-- WHAT YOU WILL DO --
Omit the pictures and print exactly the lines of the listing below, starting at the first and ending at the line containing "(spine) at (580,0);".

——

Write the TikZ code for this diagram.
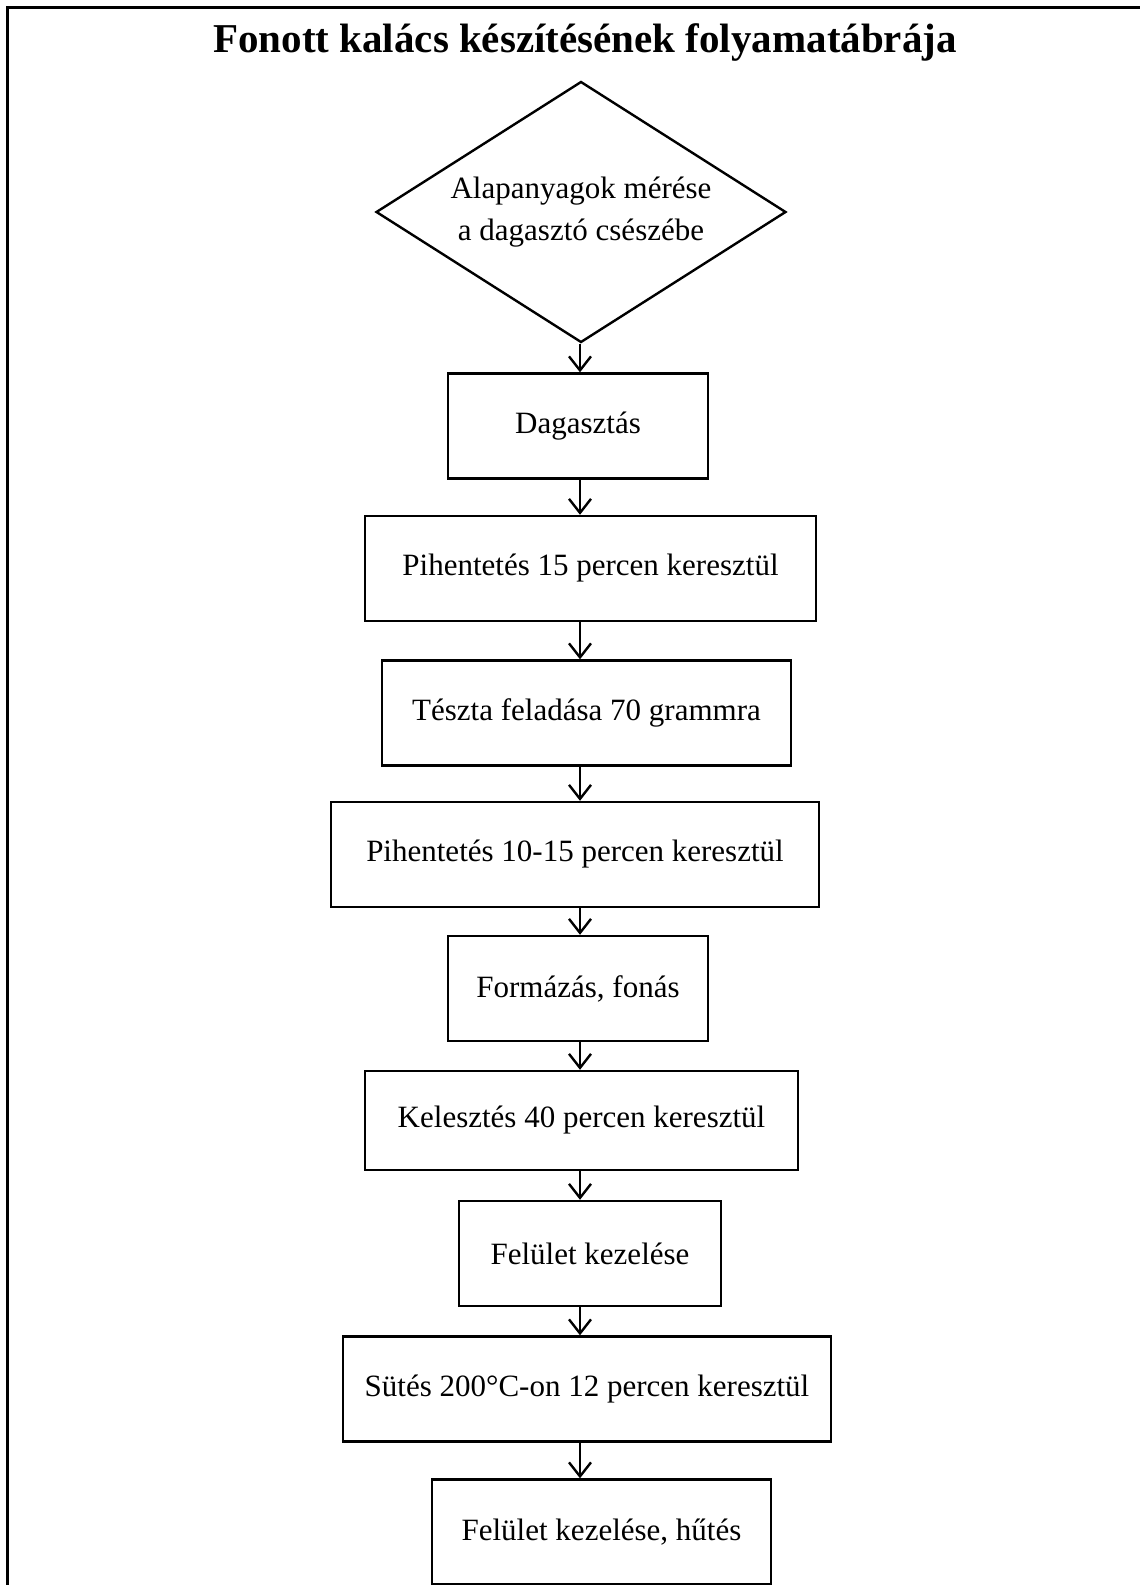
\documentclass[tikz,border=0pt]{standalone}
\usepackage{fontspec}
\setmainfont{Liberation Serif}
\usetikzlibrary{arrows.meta, positioning, shapes.geometric}

\begin{document}
\begin{tikzpicture}[
    x=0.5pt, y=-0.5pt,
    frame/.style={line width=1.5pt},
    box/.style={rectangle, draw, line width=1.2pt, minimum width=#1,
                minimum height=52.5pt, inner sep=0pt, align=center,
                font=\fontsize{15.5}{21}\selectfont},
    decision/.style={diamond, draw, line width=1.2pt, aspect=1.57,
                minimum width=205pt, minimum height=130.5pt, inner sep=0pt,
                align=center, font=\fontsize{15.5}{21}\selectfont},
    arrow/.style={-{Straight Barb[length=7pt, width=11pt]}, line width=1.2pt}
  ]
    \useasboundingbox (0,0) rectangle (1140,1585);
    \clip (0,0) rectangle (1140,1585);
    \draw[frame] (7,1600) -- (7,7) -- (1150,7);

    \node[font=\bfseries\fontsize{20.5}{24}\selectfont] (title) at (585,42)
      {Fonott kalács készítésének folyamatábrája};

    \coordinate (spine) at (580,0);

    \node[decision] (meres) at (581,212) {Alapanyagok mérése\\a dagasztó csészébe};
    \node[box=130pt] (dagasztas) at (578,426) {Dagasztás};
    \node[box=225.5pt] (pihen1) at (590.5,568.5) {Pihentetés 15 percen keresztül};
    \node[box=204.5pt] (felad) at (586.5,713) {Tészta feladása 70 grammra};
    \node[box=244pt] (pihen2) at (575,854.5) {Pihentetés 10-15 percen keresztül};
    \node[box=130pt] (formazas) at (578,988.5) {Formázás, fonás};
    \node[box=216.5pt, minimum height=49.5pt] (keleszt) at (581.5,1120.5) {Kelesztés 40 percen keresztül};
    \node[box=131pt] (kezel1) at (590,1253.5) {Felület kezelése};
    \node[box=244pt] (sutes) at (587,1389) {Sütés 200°C-on 12 percen keresztül};
    \node[box=169.5pt] (kezel2) at (601.5,1532) {Felület kezelése, hűtés};

    \draw[arrow] (meres.south -| spine) -- (dagasztas.north -| spine);
    \draw[arrow] (dagasztas.south -| spine) -- (pihen1.north -| spine);
    \draw[arrow] (pihen1.south -| spine) -- (felad.north -| spine);
    \draw[arrow] (felad.south -| spine) -- (pihen2.north -| spine);
    \draw[arrow] (pihen2.south -| spine) -- (formazas.north -| spine);
    \draw[arrow] (formazas.south -| spine) -- (keleszt.north -| spine);
    \draw[arrow] (keleszt.south -| spine) -- (kezel1.north -| spine);
    \draw[arrow] (kezel1.south -| spine) -- (sutes.north -| spine);
    \draw[arrow] (sutes.south -| spine) -- (kezel2.north -| spine);
  \end{tikzpicture}
\end{document}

——

-- EXERCISE RESULT --
Write the TikZ code for this diagram.
\documentclass[tikz,border=0pt]{standalone}
\usepackage{fontspec}
\setmainfont{Liberation Serif}
\usetikzlibrary{arrows.meta, positioning, shapes.geometric}

\begin{document}
\begin{tikzpicture}[
    x=0.5pt, y=-0.5pt,
    frame/.style={line width=1.5pt},
    box/.style={rectangle, draw, line width=1.2pt, minimum width=#1,
                minimum height=52.5pt, inner sep=0pt, align=center,
                font=\fontsize{15.5}{21}\selectfont},
    decision/.style={diamond, draw, line width=1.2pt, aspect=1.57,
                minimum width=205pt, minimum height=130.5pt, inner sep=0pt,
                align=center, font=\fontsize{15.5}{21}\selectfont},
    arrow/.style={-{Straight Barb[length=7pt, width=11pt]}, line width=1.2pt}
  ]
    \useasboundingbox (0,0) rectangle (1140,1585);
    \clip (0,0) rectangle (1140,1585);
    \draw[frame] (7,1600) -- (7,7) -- (1150,7);

    \node[font=\bfseries\fontsize{20.5}{24}\selectfont] (title) at (585,42)
      {Fonott kalács készítésének folyamatábrája};

    \coordinate (spine) at (580,0);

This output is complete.